This preprocessing system extracts fits files from DES raw data with funpack, process CCDs data in parallel, divide each CCD into subimages, save fits and jpegs of them, run SExtractor upon them, and transform the data into tensorflow records for object detection.
Automatic, parallelized, with configurable options, and logging feature through all stages.
sudo apt install libcfitsio-bin
sudo apt-get update -y
sudo apt-get install -y sextractor
More info about SExtractor: https://sextractor.readthedocs.io/en/latest/Installing.html https://www.astromatic.net/pubsvn/software/sextractor/trunk/doc/sextractor.pdf
pip install -r requirements.txt
Cwd should have these files:
.
├── configHelper.py
├── dataFrame.py
├── default.conv
├── default.param
├── default.sex
├── fits_io.py
├── image.py
├── preprocess_config.ini
├── preprocess.py
├── README.md
├── requirements.txt
└── tensorflow_records.py
A configuration file is required to run:
preprocess_config.ini
This file has the following sections: [Paths], [InputFiles], [Log], [Image], [Operations], and [Training].

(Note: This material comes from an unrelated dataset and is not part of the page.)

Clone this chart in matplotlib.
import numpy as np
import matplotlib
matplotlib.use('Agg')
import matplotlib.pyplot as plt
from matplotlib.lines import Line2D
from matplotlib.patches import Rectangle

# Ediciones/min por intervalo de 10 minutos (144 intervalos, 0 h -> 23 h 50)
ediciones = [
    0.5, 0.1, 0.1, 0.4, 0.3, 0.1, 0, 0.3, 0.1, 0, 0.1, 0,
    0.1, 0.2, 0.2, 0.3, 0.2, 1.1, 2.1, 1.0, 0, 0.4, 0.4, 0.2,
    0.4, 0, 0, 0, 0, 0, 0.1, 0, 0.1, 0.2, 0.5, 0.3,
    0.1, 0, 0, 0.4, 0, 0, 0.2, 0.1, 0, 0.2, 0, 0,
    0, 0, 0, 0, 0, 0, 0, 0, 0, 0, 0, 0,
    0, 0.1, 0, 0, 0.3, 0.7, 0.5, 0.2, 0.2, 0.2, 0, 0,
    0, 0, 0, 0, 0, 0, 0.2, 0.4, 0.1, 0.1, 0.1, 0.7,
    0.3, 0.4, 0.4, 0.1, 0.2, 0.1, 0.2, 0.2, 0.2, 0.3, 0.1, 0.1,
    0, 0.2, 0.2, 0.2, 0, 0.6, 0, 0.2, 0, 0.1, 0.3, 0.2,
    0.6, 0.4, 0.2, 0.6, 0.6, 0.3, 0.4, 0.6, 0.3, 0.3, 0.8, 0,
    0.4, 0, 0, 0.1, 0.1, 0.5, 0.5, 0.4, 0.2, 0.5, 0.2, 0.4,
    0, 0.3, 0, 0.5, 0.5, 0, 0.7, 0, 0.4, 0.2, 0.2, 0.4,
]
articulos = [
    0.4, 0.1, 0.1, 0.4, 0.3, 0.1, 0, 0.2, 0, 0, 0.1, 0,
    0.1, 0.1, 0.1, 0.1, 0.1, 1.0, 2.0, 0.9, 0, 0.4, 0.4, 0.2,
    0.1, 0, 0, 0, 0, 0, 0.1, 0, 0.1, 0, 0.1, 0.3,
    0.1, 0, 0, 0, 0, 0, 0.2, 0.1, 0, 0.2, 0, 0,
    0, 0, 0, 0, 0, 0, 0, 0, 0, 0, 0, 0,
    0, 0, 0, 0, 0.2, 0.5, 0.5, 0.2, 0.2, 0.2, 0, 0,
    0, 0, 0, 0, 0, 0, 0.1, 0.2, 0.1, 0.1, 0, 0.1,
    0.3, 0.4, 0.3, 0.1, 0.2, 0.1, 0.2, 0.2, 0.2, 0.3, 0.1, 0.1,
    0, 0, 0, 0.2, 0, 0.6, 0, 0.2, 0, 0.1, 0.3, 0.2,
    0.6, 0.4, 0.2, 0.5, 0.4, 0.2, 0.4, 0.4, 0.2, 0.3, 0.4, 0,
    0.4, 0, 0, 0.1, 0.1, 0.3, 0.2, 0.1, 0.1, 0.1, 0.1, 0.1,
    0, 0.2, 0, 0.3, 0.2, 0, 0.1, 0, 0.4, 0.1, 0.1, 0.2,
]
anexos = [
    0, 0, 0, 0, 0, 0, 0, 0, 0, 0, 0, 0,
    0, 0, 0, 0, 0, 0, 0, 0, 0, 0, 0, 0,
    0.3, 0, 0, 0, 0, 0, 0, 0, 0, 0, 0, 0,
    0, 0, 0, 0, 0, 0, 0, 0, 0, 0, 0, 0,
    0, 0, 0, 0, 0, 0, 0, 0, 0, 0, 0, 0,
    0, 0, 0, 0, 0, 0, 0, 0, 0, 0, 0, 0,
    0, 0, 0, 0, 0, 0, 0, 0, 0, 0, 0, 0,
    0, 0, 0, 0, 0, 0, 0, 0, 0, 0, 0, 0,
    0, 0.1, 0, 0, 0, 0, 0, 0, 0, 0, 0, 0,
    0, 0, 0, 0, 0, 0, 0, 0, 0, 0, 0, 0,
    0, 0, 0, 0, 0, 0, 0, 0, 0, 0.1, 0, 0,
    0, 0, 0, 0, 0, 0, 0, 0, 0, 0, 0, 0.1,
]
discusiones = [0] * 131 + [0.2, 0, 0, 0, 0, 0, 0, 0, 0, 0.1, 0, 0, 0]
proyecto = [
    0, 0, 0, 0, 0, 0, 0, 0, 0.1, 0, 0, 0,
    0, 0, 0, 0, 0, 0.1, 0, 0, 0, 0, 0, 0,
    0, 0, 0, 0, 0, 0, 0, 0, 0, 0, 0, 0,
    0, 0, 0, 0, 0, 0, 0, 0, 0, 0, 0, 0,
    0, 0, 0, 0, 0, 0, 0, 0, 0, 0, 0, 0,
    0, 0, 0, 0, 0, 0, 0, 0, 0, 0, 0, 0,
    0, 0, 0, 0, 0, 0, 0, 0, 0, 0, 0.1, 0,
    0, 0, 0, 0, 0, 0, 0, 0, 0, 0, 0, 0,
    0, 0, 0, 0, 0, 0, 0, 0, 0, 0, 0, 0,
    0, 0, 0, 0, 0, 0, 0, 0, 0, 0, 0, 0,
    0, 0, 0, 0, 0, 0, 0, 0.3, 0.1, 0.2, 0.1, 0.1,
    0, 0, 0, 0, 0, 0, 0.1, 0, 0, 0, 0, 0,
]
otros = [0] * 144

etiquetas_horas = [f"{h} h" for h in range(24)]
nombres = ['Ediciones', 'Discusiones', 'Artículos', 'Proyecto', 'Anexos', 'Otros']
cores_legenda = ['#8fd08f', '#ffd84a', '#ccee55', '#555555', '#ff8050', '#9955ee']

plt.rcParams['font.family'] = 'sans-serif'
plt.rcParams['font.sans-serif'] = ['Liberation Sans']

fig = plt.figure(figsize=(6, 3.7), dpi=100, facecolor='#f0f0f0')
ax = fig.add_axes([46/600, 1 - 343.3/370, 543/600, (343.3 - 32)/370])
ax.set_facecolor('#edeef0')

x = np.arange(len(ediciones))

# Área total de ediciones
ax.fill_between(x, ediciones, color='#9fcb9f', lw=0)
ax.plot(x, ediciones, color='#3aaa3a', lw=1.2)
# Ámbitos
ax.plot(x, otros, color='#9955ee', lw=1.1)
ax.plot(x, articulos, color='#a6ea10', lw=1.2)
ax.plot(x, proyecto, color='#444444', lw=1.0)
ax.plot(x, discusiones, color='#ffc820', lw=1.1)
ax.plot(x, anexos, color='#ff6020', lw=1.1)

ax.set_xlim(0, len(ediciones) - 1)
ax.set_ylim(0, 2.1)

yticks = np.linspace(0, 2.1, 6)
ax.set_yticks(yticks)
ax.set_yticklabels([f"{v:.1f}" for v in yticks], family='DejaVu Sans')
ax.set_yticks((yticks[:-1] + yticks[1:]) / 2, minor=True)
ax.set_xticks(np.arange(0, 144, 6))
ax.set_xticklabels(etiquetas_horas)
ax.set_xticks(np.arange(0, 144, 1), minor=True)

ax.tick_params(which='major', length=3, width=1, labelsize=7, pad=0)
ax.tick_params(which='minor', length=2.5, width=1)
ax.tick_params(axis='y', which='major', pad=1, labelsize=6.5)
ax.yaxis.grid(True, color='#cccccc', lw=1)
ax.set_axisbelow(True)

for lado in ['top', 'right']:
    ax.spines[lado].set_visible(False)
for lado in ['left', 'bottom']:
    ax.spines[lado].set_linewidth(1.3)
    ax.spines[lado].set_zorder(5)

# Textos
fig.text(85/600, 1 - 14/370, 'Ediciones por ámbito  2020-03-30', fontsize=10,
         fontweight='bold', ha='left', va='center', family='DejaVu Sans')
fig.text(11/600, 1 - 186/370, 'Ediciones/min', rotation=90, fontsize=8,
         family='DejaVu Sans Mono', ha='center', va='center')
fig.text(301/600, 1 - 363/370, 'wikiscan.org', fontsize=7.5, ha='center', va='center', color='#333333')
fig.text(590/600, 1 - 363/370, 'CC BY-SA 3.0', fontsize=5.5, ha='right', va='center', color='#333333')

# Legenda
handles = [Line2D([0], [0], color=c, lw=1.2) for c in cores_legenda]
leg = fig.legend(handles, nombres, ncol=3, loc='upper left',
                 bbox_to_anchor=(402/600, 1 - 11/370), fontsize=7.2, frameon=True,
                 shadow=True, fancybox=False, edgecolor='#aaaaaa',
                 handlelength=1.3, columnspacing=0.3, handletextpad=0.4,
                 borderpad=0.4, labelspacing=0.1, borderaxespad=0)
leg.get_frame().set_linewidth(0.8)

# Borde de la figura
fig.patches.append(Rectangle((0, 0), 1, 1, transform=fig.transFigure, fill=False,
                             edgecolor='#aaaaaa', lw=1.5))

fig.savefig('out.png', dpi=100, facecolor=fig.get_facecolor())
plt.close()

It is recommended to save a backup version before changing this config file:
cp preprocess_config.ini preprocess_config_BCKP.ini
Configure each item from each section. Commentaries about the configuration are provided below.
All paths should end with "/".
- inputPath: path to one or more fits.fz (compacted) files.
- outputPath: path where all outputs (images and catalogs) will be saved.
- maskPath: if you want to mask the raw exposures, provide the mask path here.
- singleFZFile: if you have more than one file in inputPath and want to process just one of them, provide the file name here.
The system logs everything that happens in the following format:
<datetime> [<LEVEL>] <file> - <msg>
Example of a line of the log file (first line):
[2019-06-26 10:48:02,652] [INFO] preprocess - Starting Pre-Processing for Object Detection.
-
logFile: log file name.
-
level: you can specify one of two log levels: INFO or DEBUG.
-
INFO is the default value for log level, with which you will get INFO, WARNING and CRITICAL messages.
-
DEBUG outputs all messages from the system, including values of the variables in each calculation step -- this should be used only on debug runs -- if something goes wrong or if you want to trace every detail.
-
Ih the Image subsection, dpiw and dpih are not in use in this current version.
- n_subImages: in how many subimages should the original exposure be split (default empyrically set to 6 -- divide horizontally in two, then split each half in three).
- percentile: nth percentile of the matrix data to be used as max value in normalization (default: 100).
- ccdByNumOrName: we can use CCDs names or numbers as suffix to output files (default: name).
- maskBorder: if not applying mask, how much (in pixels) should be cut from the image border (default: 180).
- maskExtension: if using mask files, what is the extension.
Define whether to run or not each operation in boolean values (True or False).
- subImages: the whole processing of fits(.fz) files -- decompress with funpack, go thorough all exposures in each compressed file, process all CCDs in parallel saving jpeg, fits, and obtain object catalogs (cat and csv) by running sextractor as well.
- createDataSets: gather all csv files into one total csv file, and split it into training and test datasets.
- parentDirWithCSVs: directory with csv files or parent directory for which children directories have csv files.
- totalFile: csv file name with all information generated in one run (default: totalDF.csv).
- trainSizeFraction: Fraction of total data to be used as training set (default: 0.9).
- trainFile: csv file name with training set (default: train.csv).
- testFile: csv file name with test set (default: test.csv).
- labelMapFile: file with label map information for tensorflow. Current file in use:
item {
id: 1
name: 'obj'
}
which means the object detector just has to identify one class: 'obj'.
Recommended: run subImages opeartion to all .fits.fz first; then run createDataSets.
python preprocess.py <configFile>